Today it was brought to my attention that there’s yet another Jewish heroine/Nazi hero romance on the horizon. No, I am not going to link to it. I’m not going to give you the title or author. You can look them up. I don’t want the author to have flags go up if she has a Google search set up for herself because she’s not the focus of this. (Well, okay, she partially is. But honestly, if you give your high-ranking Nazi hero a Dutch name, if you can’t even be bothered to understand that the Germans and the Dutch are radically different peoples, I reserve the right to point out your errors on behalf of my Dutch family and those who sheltered them.)
Let me just put this out there: there are certain periods/events/confrontations that are great, gaping, bleeding wounds in the psyches of huge numbers of people. Am I saying you can’t write about those events, can’t set your novel among them? Nope. But I am saying that there’d better be a vital reason why your story could not take place anywhere else, including in a fantasy society, on a made up world. And more than that, you’d better be deeply, personally connected to that time, place, and/or culture.
For example, what if I wanted to set a novel in a school that was in the process of being desegregated? I went to grade school and high school in an extremely diverse community in the northeast. It was taken for granted when I was a kid that I’d have Hispanic kids, African American kids, Jewish kids, etc. in my class. Yes, I’ve experienced discrimination. I’ve dealt with people who were shocked by the fact that I am Jewish. I’ve lived around people who believed that my epilepsy meant I had been touched by the devil and those who thought depression was just something I should be able to “get over.” I’ve been excoriated for my views on abortion. But none of that occurred in my formative years. I’ve lived in the contemporary Midwest and Southwest, though not the South.
Because I didn’t grow up in the culture, or even in what remains of that culture, writing such a story with an authentic voice would require an immense amount of work. The facts are the easy part. Anyone can go to the library and grab a book on the history of the time. But what did it feel like for the African American kids who were walking into formerly white schools? What was the first impression they had walking in the doors? What happened when the school day was over? How did going to that school change their neighborhood and their relationships in it? And what about the white kids? What are their memories? And the teachers? And the area around the school? What was it like to go from their homes to their classrooms? What changed in the whole community? How was it before the change, and how after? How many years did the change take? What was it like having a huge audience for everything you did? I’d need to know the sights, sounds, smells… There are a million questions I’d need answers to before I could even begin to come up with a realistic setting, realistic characters, realistic emotional depth.

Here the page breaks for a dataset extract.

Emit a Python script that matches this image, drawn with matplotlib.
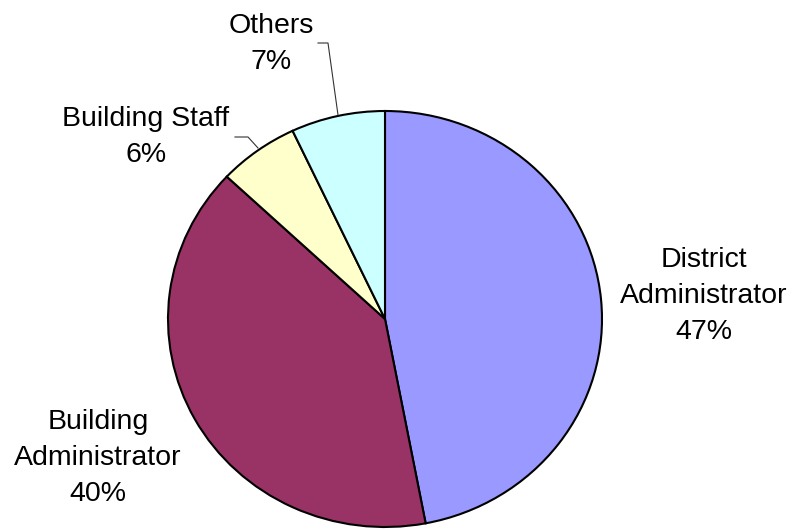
import matplotlib.pyplot as plt

# data
labels = ['District\nAdministrator', 'Building\nAdministrator', 'Building Staff', 'Others']
shares = [47, 40, 6, 7]
colors = ['#9999FF', '#993366', '#FFFFCC', '#CCFFFF']

W, H = 794, 529
cx, cy = 385, 319      # pie centre, pixels from top-left
rx, ry = 217, 208      # Excel-style slightly squashed pie


def px(x, y):
    return x / W, 1 - y / H


fig = plt.figure(figsize=(W / 100, H / 100), dpi=100)
ax = fig.add_axes([0, 0, 1, 1])
ax.pie(shares, colors=colors, startangle=90, counterclock=False, radius=1,
       wedgeprops=dict(edgecolor='black', linewidth=1.5))
ax.set_aspect('auto')
ax.set_xlim(-cx / rx, (W - cx) / rx)
ax.set_ylim(-(H - cy) / ry, cy / ry)
ax.axis('off')

# label positions (block centres, pixels)
label_pos = [(704, 296), (98, 458), (146, 137), (271, 44)]
for lab, val, (x, y) in zip(labels, shares, label_pos):
    fig.text(*px(x, y), f'{lab}\n{val}%', ha='center', va='center',
             fontsize=20.5, family='Liberation Sans', linespacing=1.52)

# leader lines
for pts in ([(318, 43), (328, 43), (338, 115)], [(235, 137), (248, 137), (258, 148)]):
    xs, ys = zip(*[px(*p) for p in pts])
    fig.add_artist(plt.Line2D(xs, ys, color='#333333', lw=0.8, transform=fig.transFigure))

fig.savefig('out.png', dpi=100)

Of course, you don’t have to do the work. You could choose to be Disney. To be mocked for producing utterly unrealistic depictions of every “real” character you write and only lauded for the ones that are completely imaginary. You, too, could write a ridicule-worthy version of Pocahontas, but why would you want to?
I get that World War II carries a substantial emotional wallop. It’s tempting to set your story there because it automatically adds heft. It makes your story seem “bigger.” But if you’re going to do that, you’d better have at least some kind of emotional and cultural connection. You don’t have to be Jewish (though if you’re going to write about Jews during the Holocaust, it would certainly help), or Japanese, or German…there’s no one right connection to have. But you should have a tie that calls to you. And then write from that tie. Don’t have one? Go find a synagogue and spend some time going to services. Get to know the people in that community and listen to their stories, their ancestors’ stories. Sit with their families. Eat their food. And while you’re doing that, read the history books so that the history comes to life for you in the way it has for people who live with it. Learn the facts, but also immerse yourself in the culture.
Or maybe just rethink the whole idea of writing a WWII Nazi romance.